終わりの二話は少しトーンが変わってくる。殺人事件は中央大学理工学部の電子工学の教授が卒論指導した卒業生に刺殺される話である。ヒラノ教授は筑波大・東工大と勤務した後中央大学(経営工学)に招かれる。経営工学と電子工学では日常付き合いは無いのだが、偶々健康診断の際会話をする機会を持つ。そしてあの悲劇が起こったのだ。学生指導の難しさがここでは語られる。
最後の話は原発についてである。ヒラノ教授は大学修士課程終了後電力中央研究所に就職、与えられた仕事は「原子力発電の経済評価」、今回の原発事故を踏まえ、エンジニアの心構え、原子力行政の在り方について自説を開陳して「事件ファイル」は終わる。
前作もそうだったが、「ここまで書いてしまっていいのか!?」とたびたび思うほど、内情暴露がきわめて具体的である。そこには単なる憂さ晴らしではなく、オープンにすることにより広く知られ、外からの声も加えて大学を改善したいという意欲が強く感じられる。是非多くの人に読まれ、大学が変革するよう期待したい。
5)失われた鉄道を求めて
1)で紹介した「汽車旅12ヶ月」と一緒に注文した本である。こちらの方の単行本出版は1989年だから10年以上後になる。これだけの時間が経過すれば廃線はかなり進んでいることになるが、此処に登場するのは全て県営・村営・私鉄で旧国鉄は無い。著者の作品がほとんど旧国鉄を舞台にすることから、大変珍しい作品である(この他にバスを扱ったものが一つある)。
1980年代以降国鉄民営化の影響もあり、地方では廃線が相次いだ。これを取り上げるノンフィクションは多くの人によって書かれ、著者がこの分野の開拓者ではないのだが、やはりテーマ、文体、背景や歴史、情景描写で他の追随を許さない。確り文学になっていると言うことである。廃線巡りブームが始まるのはこの本の出版後との説もある。
第一話は沖縄県営鉄道。この島に鉄道が敷かれていたことすら知る人はほとんど居ない。那覇を基点に数本の鉄道が走っていたのだ。最初は馬車鉄道だったようだが、その後蒸気機関車やガソリンカーも導入されている。他の土地の廃線は車との競争に敗れ、経済的に立ち行かなくなるケースが多いのだが、ここでは米軍の砲撃とその後の戦闘、占領で消えていったのだ。

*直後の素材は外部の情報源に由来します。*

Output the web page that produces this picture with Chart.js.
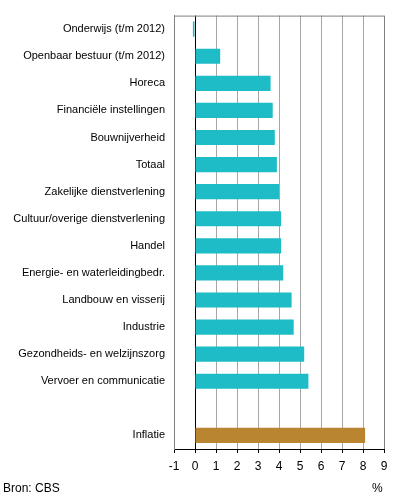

長く続いた占領もあり当時の地図は古地図屋にも無い。鉄道マニアの裁判官が現地調査と聞き取りで集めた情報を頼りに、鉄道敷設の遺構を捜し求めて、島内を東奔西走する。この間に鉄道稼動時の様子を古老などから聞いて、往時の姿を類推していく。「あの駅は女学校の最寄駅でいつも華やいでいた」という話が“ひめゆり部隊”の話につながっていく。
沖縄に限らず、廃線探しのキーポイントは渡河にある。どこかに橋桁や基部が残るものなのだ。また、道路に変じているところが多いのだが、カーブや勾配が自動車道と比べ緩やかなのもその特徴を浮き立たせることになる。
こんな調子で、耶馬溪鉄道(九州)、歌登村営軌道(北海道)、草軽電鉄(長野・群馬)、出雲鉄道(島根)、サイパン・テニアン砂糖鉄道、日本硫黄沼尻鉄道(福島)が取り上げられる。
廃線と言うと、何か暗くうらぶれた印象がつきまとうが、この人の手になると、哀感はあるものの、どこか消えていったものへの愛しさとユーモアが感じられるのが良い。